------ Source excerpt

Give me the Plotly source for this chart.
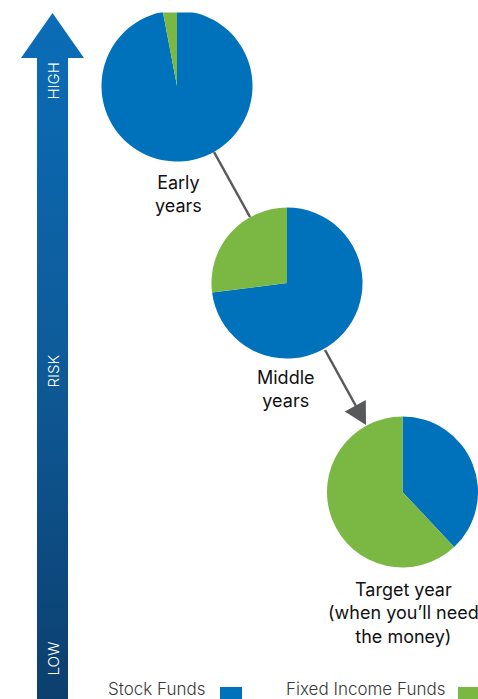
import plotly.graph_objects as go

# ---- data ----
stages = ["Early<br>years", "Middle<br>years", "Target year<br>(when you’ll need<br>the money)"]
series_names = ["Stock Funds", "Fixed Income Funds"]
stock_funds = [97, 73, 38]
fixed_income_funds = [3, 27, 62]
risk_labels = ["HIGH", "RISK", "LOW"]

BLUE = "#0071BB"
GREEN = "#7AB843"
W, H = 478, 699
FONT = "Inter"

# layout geometry (pixels)
pie_centers = [(177, 86), (287, 283), (402.5, 492)]
pie_r = 75.5
label_pos = [(178, 194), (286, 389), (403, 613)]
risk_pos = [81, 371, 659]

fig = go.Figure()

# risk arrow with gradient
ax_l, ax_r, ax_c = 37, 68, 52.5
hx_l, hx_r, hy, tip_y = 21, 84, 58, 13
fig.add_trace(go.Scatter(
    x=[ax_c, hx_r, ax_r, ax_r, ax_l, ax_l, hx_l, ax_c],
    y=[tip_y, hy, hy, H + 5, H + 5, hy, hy, tip_y],
    mode="lines", fill="toself", line=dict(width=0, color="rgba(0,0,0,0)"),
    fillgradient=dict(type="vertical", colorscale=[[0, "#0c3f6e"], [0.5, "#0e5b99"], [1, "#0a6db7"]],
                      start=H, stop=tip_y),
    hoverinfo="skip", showlegend=False,
))

def clamp(v):
    return min(1.0, max(0.0, v))

for i, (cx, cy) in enumerate(pie_centers):
    fig.add_trace(go.Pie(
        labels=series_names,
        values=[stock_funds[i], fixed_income_funds[i]],
        marker=dict(colors=[BLUE, GREEN], line=dict(width=0)),
        sort=False, direction="clockwise", rotation=0,
        textinfo="none", hoverinfo="label+percent", showlegend=False,
        domain=dict(x=[clamp((cx - pie_r) / W), clamp((cx + pie_r) / W)],
                    y=[clamp(1 - (cy + pie_r) / H), clamp(1 - (cy - pie_r) / H)]),
    ))

shapes = []
# clip top of first pie
shapes.append(dict(type="rect", xref="x", yref="y", x0=92, x1=262, y0=-5, y1=12.5,
                   fillcolor="white", line=dict(width=0), layer="above"))
# connector lines
shapes.append(dict(type="line", xref="x", yref="y", x0=214, y0=152, x1=250, y1=217,
                   line=dict(color="#58595B", width=2.5), layer="above"))
shapes.append(dict(type="line", xref="x", yref="y", x0=325, y0=350, x1=357, y1=408,
                   line=dict(color="#58595B", width=2.5), layer="above"))
shapes.append(dict(type="path", xref="x", yref="y",
                   path="M 366 425 L 344.8 411.6 L 365.8 400 Z",
                   fillcolor="#58595B", line=dict(width=0), layer="above"))
# legend swatches
shapes.append(dict(type="rect", xref="x", yref="y", x0=220, x1=242, y0=687, y1=712,
                   fillcolor=BLUE, line=dict(width=0), layer="above"))
shapes.append(dict(type="rect", xref="x", yref="y", x0=458, x1=481, y0=687, y1=712,
                   fillcolor=GREEN, line=dict(width=0), layer="above"))

annotations = []
for (lx, ly), t in zip(label_pos, stages):
    annotations.append(dict(x=lx, y=ly, xref="x", yref="y", text=t, showarrow=False,
                            font=dict(family=FONT, size=18, color="#111111", weight=400),
                            xanchor="center", yanchor="middle", align="center"))
for ry, t in zip(risk_pos, risk_labels):
    annotations.append(dict(x=ax_c, y=ry, xref="x", yref="y", text=t, showarrow=False,
                            textangle=-90,
                            font=dict(family=FONT, size=15, color="white", weight=300),
                            xanchor="center", yanchor="middle"))
annotations.append(dict(x=206, y=689, xref="x", yref="y", text="Stock Funds", showarrow=False,
                        font=dict(family=FONT, size=17, color="#3a3a3a", weight=300),
                        xanchor="right", yanchor="middle", borderpad=0))
annotations.append(dict(x=446, y=689, xref="x", yref="y", text="Fixed Income Funds", showarrow=False,
                        font=dict(family=FONT, size=17, color="#3a3a3a", weight=300),
                        xanchor="right", yanchor="middle", borderpad=0))

fig.update_layout(
    width=W, height=H, margin=dict(l=0, r=0, t=0, b=0),
    paper_bgcolor="white", plot_bgcolor="white",
    xaxis=dict(range=[0, W], visible=False, fixedrange=True),
    yaxis=dict(range=[H, 0], visible=False, fixedrange=True),
    shapes=shapes, annotations=annotations, showlegend=False,
)

fig.write_html("out.html")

------------

Exercise requirements
Transcribe the preceding listing in its entirety and with exact wording, leaving out pictures.

Written answer
Give me the Plotly source for this chart.
import plotly.graph_objects as go

# ---- data ----
stages = ["Early<br>years", "Middle<br>years", "Target year<br>(when you’ll need<br>the money)"]
series_names = ["Stock Funds", "Fixed Income Funds"]
stock_funds = [97, 73, 38]
fixed_income_funds = [3, 27, 62]
risk_labels = ["HIGH", "RISK", "LOW"]

BLUE = "#0071BB"
GREEN = "#7AB843"
W, H = 478, 699
FONT = "Inter"

# layout geometry (pixels)
pie_centers = [(177, 86), (287, 283), (402.5, 492)]
pie_r = 75.5
label_pos = [(178, 194), (286, 389), (403, 613)]
risk_pos = [81, 371, 659]

fig = go.Figure()

# risk arrow with gradient
ax_l, ax_r, ax_c = 37, 68, 52.5
hx_l, hx_r, hy, tip_y = 21, 84, 58, 13
fig.add_trace(go.Scatter(
    x=[ax_c, hx_r, ax_r, ax_r, ax_l, ax_l, hx_l, ax_c],
    y=[tip_y, hy, hy, H + 5, H + 5, hy, hy, tip_y],
    mode="lines", fill="toself", line=dict(width=0, color="rgba(0,0,0,0)"),
    fillgradient=dict(type="vertical", colorscale=[[0, "#0c3f6e"], [0.5, "#0e5b99"], [1, "#0a6db7"]],
                      start=H, stop=tip_y),
    hoverinfo="skip", showlegend=False,
))

def clamp(v):
    return min(1.0, max(0.0, v))

for i, (cx, cy) in enumerate(pie_centers):
    fig.add_trace(go.Pie(
        labels=series_names,
        values=[stock_funds[i], fixed_income_funds[i]],
        marker=dict(colors=[BLUE, GREEN], line=dict(width=0)),
        sort=False, direction="clockwise", rotation=0,
        textinfo="none", hoverinfo="label+percent", showlegend=False,
        domain=dict(x=[clamp((cx - pie_r) / W), clamp((cx + pie_r) / W)],
                    y=[clamp(1 - (cy + pie_r) / H), clamp(1 - (cy - pie_r) / H)]),
    ))

shapes = []
# clip top of first pie
shapes.append(dict(type="rect", xref="x", yref="y", x0=92, x1=262, y0=-5, y1=12.5,
                   fillcolor="white", line=dict(width=0), layer="above"))
# connector lines
shapes.append(dict(type="line", xref="x", yref="y", x0=214, y0=152, x1=250, y1=217,
                   line=dict(color="#58595B", width=2.5), layer="above"))
shapes.append(dict(type="line", xref="x", yref="y", x0=325, y0=350, x1=357, y1=408,
                   line=dict(color="#58595B", width=2.5), layer="above"))
shapes.append(dict(type="path", xref="x", yref="y",
                   path="M 366 425 L 344.8 411.6 L 365.8 400 Z",
                   fillcolor="#58595B", line=dict(width=0), layer="above"))
# legend swatches
shapes.append(dict(type="rect", xref="x", yref="y", x0=220, x1=242, y0=687, y1=712,
                   fillcolor=BLUE, line=dict(width=0), layer="above"))
shapes.append(dict(type="rect", xref="x", yref="y", x0=458, x1=481, y0=687, y1=712,
                   fillcolor=GREEN, line=dict(width=0), layer="above"))

annotations = []
for (lx, ly), t in zip(label_pos, stages):
    annotations.append(dict(x=lx, y=ly, xref="x", yref="y", text=t, showarrow=False,
                            font=dict(family=FONT, size=18, color="#111111", weight=400),
                            xanchor="center", yanchor="middle", align="center"))
for ry, t in zip(risk_pos, risk_labels):
    annotations.append(dict(x=ax_c, y=ry, xref="x", yref="y", text=t, showarrow=False,
                            textangle=-90,
                            font=dict(family=FONT, size=15, color="white", weight=300),
                            xanchor="center", yanchor="middle"))
annotations.append(dict(x=206, y=689, xref="x", yref="y", text="Stock Funds", showarrow=False,
                        font=dict(family=FONT, size=17, color="#3a3a3a", weight=300),
                        xanchor="right", yanchor="middle", borderpad=0))
annotations.append(dict(x=446, y=689, xref="x", yref="y", text="Fixed Income Funds", showarrow=False,
                        font=dict(family=FONT, size=17, color="#3a3a3a", weight=300),
                        xanchor="right", yanchor="middle", borderpad=0))

fig.update_layout(
    width=W, height=H, margin=dict(l=0, r=0, t=0, b=0),
    paper_bgcolor="white", plot_bgcolor="white",
    xaxis=dict(range=[0, W], visible=False, fixedrange=True),
    yaxis=dict(range=[H, 0], visible=False, fixedrange=True),
    shapes=shapes, annotations=annotations, showlegend=False,
)

fig.write_html("out.html")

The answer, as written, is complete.